UbiFit - Mobile application to encourage physical activity (Intel)

This project used a pager-sized wearable sensor system and/or cell phone to detect the physical movement patterns of users throughout the day. Using machine learning, we can determine the activities users are doing (e.g., walking, jogging, bike riding, sitting). We used this technology to build the first ever cell phone interface to encourage physical activity using a garden blooming graphical interface. 

UbiGreen -  Mobile application for capturing commute info (Intel)

We broadened the above sensor platform work to detect commute methods and patterns for users in order to infer something about their "green" behaviors. Again, using a graphical cell phone background screen interface, users were encouraged towards more green behavior, earning leaves or blossoms on a tree and eventually apples. 

Mobile Sensing Platform (MSP) - wearable multi-purpose sensor device (Intel)

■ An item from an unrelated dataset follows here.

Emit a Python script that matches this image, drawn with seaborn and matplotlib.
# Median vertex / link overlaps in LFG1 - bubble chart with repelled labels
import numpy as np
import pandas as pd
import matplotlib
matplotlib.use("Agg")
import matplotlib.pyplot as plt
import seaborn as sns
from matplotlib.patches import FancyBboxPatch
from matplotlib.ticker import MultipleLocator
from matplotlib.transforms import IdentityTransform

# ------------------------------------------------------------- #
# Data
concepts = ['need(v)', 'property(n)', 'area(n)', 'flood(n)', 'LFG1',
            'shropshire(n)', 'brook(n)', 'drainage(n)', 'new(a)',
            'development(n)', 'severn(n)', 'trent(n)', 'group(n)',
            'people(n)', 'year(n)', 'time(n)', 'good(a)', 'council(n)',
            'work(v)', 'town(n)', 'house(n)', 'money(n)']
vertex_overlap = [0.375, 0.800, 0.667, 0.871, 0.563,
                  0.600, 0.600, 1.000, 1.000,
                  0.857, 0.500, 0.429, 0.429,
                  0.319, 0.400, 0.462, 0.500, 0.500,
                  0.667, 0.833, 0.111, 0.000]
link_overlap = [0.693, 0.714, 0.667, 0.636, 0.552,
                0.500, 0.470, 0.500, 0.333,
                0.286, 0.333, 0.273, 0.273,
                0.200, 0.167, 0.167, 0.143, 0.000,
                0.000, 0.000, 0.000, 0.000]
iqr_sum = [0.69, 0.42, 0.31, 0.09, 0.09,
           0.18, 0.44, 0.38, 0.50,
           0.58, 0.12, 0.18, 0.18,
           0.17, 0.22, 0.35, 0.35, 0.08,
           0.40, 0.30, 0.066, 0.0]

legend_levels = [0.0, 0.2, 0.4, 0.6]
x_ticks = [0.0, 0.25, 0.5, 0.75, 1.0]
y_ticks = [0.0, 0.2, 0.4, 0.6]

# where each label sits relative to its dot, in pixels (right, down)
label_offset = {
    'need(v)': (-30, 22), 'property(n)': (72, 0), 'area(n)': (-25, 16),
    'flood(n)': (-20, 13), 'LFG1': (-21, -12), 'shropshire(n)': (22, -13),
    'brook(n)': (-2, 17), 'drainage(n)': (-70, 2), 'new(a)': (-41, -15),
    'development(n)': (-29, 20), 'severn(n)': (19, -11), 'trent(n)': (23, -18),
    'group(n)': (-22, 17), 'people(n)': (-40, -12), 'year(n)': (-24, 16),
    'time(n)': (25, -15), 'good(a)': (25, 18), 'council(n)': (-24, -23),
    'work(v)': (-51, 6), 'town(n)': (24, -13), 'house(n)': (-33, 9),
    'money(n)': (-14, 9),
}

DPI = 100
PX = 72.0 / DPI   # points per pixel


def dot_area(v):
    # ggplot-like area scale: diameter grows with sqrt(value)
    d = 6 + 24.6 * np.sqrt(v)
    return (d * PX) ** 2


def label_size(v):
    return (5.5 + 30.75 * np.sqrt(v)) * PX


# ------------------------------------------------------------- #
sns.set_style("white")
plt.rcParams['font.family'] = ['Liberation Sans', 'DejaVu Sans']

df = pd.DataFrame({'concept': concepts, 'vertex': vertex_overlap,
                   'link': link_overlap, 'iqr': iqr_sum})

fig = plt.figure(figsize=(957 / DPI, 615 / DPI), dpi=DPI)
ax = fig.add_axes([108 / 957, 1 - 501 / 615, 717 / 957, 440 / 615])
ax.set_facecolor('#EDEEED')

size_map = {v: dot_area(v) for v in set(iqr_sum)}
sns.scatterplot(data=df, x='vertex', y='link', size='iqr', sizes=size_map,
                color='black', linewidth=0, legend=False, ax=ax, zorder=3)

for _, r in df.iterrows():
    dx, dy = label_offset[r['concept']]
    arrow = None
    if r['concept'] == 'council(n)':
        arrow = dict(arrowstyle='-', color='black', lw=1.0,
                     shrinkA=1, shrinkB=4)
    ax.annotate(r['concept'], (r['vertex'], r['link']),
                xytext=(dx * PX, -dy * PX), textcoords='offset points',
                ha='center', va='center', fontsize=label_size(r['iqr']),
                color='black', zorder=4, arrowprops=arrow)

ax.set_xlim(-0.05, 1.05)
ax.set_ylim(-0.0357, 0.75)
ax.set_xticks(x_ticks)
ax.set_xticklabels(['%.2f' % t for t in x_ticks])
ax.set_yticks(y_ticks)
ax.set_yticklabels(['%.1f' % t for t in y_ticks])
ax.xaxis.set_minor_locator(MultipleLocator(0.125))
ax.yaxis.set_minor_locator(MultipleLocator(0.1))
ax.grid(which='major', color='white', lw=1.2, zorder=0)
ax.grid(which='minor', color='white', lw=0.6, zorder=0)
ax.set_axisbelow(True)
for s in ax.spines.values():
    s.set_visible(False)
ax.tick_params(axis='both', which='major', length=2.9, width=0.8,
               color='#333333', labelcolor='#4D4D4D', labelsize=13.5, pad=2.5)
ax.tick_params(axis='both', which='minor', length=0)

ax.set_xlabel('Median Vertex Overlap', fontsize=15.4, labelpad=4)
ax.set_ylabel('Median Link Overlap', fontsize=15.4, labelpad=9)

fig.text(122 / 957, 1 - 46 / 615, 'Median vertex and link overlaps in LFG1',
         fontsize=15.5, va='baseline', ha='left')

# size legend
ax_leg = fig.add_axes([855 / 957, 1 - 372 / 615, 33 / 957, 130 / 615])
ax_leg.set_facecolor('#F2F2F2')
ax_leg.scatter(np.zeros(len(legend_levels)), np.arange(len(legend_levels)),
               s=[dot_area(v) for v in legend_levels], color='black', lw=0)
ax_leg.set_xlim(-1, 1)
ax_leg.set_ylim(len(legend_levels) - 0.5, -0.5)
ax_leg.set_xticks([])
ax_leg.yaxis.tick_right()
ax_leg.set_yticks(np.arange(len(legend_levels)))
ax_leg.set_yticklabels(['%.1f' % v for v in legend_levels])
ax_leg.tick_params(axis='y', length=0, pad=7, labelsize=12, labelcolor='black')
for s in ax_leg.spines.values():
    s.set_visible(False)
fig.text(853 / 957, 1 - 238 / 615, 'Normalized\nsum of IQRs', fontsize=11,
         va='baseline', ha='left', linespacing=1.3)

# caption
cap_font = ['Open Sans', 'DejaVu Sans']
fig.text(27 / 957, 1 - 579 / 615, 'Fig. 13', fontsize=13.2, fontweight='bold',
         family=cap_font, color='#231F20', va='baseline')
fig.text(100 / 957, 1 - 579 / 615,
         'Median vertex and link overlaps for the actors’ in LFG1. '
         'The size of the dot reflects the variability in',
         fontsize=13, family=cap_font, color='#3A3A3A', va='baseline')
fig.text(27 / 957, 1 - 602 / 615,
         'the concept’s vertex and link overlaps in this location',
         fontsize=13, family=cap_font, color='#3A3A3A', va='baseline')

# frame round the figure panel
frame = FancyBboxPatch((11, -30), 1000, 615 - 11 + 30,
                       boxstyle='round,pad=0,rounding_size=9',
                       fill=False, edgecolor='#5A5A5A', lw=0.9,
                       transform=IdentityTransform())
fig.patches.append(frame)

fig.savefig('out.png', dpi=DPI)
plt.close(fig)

This platform was developed at Intel Labs Seattle (with University of Washinton) and subsequently was made available to academics at no cost for research purposes. A pager sized sensor device incorporated 7 different sensors: 3D Accelerometer, Microphone, Barometer, Humidity, Visible light, Infrared light, and Temperature. To support experiments in location and inertial sensing, an optional daughter card provides: 3D magnetometers, 3D gyros, 3D compass, and USB host. To allow large data sets to be collected, we have equipped the MSP with a removable MiniSD card capable of storing 2 GB of data. For communication, the MSP includes a Bluetooth radio capable of communicating in both the RFCOMM and the PAN profile, allowing it to both connect to IP networks via Bluetooth access points and to pair with devices like smart phones and PDAs.